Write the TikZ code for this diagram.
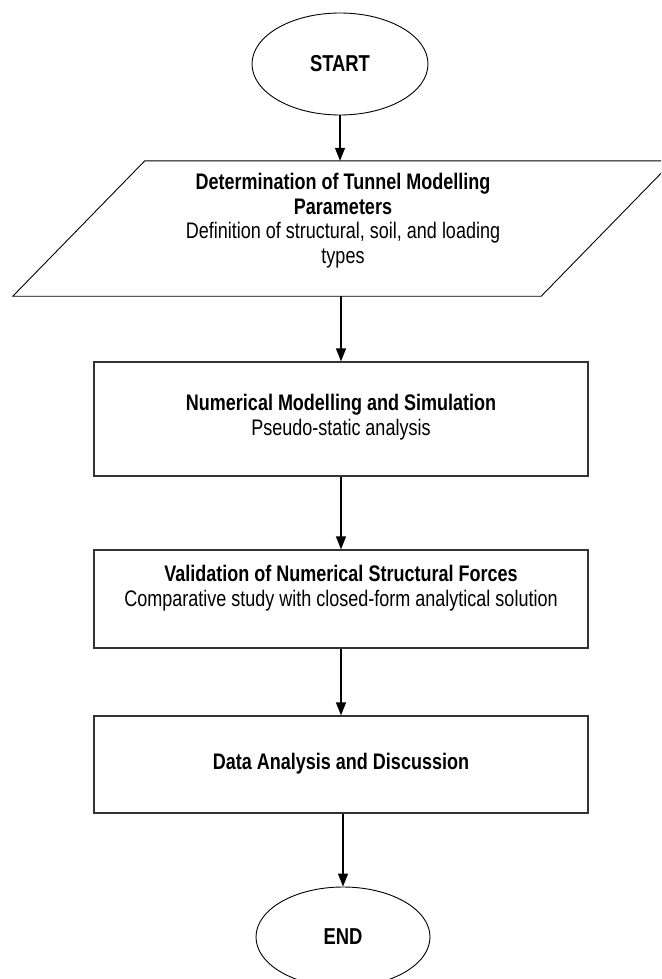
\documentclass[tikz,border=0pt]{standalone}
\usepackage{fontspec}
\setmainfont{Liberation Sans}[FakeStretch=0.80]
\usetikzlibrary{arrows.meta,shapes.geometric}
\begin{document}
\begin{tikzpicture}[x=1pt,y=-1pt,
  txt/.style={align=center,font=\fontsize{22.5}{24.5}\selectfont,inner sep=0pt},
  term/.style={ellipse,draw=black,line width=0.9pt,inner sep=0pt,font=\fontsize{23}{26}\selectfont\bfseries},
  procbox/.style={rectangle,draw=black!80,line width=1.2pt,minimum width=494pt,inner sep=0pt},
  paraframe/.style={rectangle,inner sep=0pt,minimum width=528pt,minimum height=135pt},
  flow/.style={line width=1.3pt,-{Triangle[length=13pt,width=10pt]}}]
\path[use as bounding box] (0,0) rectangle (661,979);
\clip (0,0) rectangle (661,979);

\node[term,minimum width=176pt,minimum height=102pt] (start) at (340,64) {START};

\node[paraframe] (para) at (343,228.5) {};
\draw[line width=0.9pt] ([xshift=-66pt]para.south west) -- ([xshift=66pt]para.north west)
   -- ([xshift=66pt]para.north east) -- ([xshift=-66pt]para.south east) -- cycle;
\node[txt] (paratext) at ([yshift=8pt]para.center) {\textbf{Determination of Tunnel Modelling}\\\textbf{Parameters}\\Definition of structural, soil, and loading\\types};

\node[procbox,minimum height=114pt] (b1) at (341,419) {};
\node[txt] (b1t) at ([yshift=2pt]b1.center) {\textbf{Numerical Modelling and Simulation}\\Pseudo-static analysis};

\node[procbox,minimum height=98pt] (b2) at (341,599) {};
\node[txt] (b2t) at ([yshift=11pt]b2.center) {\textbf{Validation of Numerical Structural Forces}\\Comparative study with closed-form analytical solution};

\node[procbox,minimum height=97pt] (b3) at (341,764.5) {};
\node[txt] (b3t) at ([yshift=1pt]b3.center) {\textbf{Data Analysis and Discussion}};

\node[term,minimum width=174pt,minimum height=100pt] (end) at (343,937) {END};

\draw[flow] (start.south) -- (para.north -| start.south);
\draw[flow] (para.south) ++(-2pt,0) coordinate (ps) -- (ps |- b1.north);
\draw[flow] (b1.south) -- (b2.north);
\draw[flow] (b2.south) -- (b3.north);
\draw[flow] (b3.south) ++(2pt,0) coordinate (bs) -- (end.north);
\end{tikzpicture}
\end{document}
————————
Exactly as they appear, print the lines of the listing above from its first line through the line that contains "width=174pt,minimum height=100pt] (end)", minus the pictures.

Response:
Write the TikZ code for this diagram.
\documentclass[tikz,border=0pt]{standalone}
\usepackage{fontspec}
\setmainfont{Liberation Sans}[FakeStretch=0.80]
\usetikzlibrary{arrows.meta,shapes.geometric}
\begin{document}
\begin{tikzpicture}[x=1pt,y=-1pt,
  txt/.style={align=center,font=\fontsize{22.5}{24.5}\selectfont,inner sep=0pt},
  term/.style={ellipse,draw=black,line width=0.9pt,inner sep=0pt,font=\fontsize{23}{26}\selectfont\bfseries},
  procbox/.style={rectangle,draw=black!80,line width=1.2pt,minimum width=494pt,inner sep=0pt},
  paraframe/.style={rectangle,inner sep=0pt,minimum width=528pt,minimum height=135pt},
  flow/.style={line width=1.3pt,-{Triangle[length=13pt,width=10pt]}}]
\path[use as bounding box] (0,0) rectangle (661,979);
\clip (0,0) rectangle (661,979);

\node[term,minimum width=176pt,minimum height=102pt] (start) at (340,64) {START};

\node[paraframe] (para) at (343,228.5) {};
\draw[line width=0.9pt] ([xshift=-66pt]para.south west) -- ([xshift=66pt]para.north west)
   -- ([xshift=66pt]para.north east) -- ([xshift=-66pt]para.south east) -- cycle;
\node[txt] (paratext) at ([yshift=8pt]para.center) {\textbf{Determination of Tunnel Modelling}\\\textbf{Parameters}\\Definition of structural, soil, and loading\\types};

\node[procbox,minimum height=114pt] (b1) at (341,419) {};
\node[txt] (b1t) at ([yshift=2pt]b1.center) {\textbf{Numerical Modelling and Simulation}\\Pseudo-static analysis};

\node[procbox,minimum height=98pt] (b2) at (341,599) {};
\node[txt] (b2t) at ([yshift=11pt]b2.center) {\textbf{Validation of Numerical Structural Forces}\\Comparative study with closed-form analytical solution};

\node[procbox,minimum height=97pt] (b3) at (341,764.5) {};
\node[txt] (b3t) at ([yshift=1pt]b3.center) {\textbf{Data Analysis and Discussion}};

\node[term,minimum width=174pt,minimum height=100pt] (end) at (343,937) {END};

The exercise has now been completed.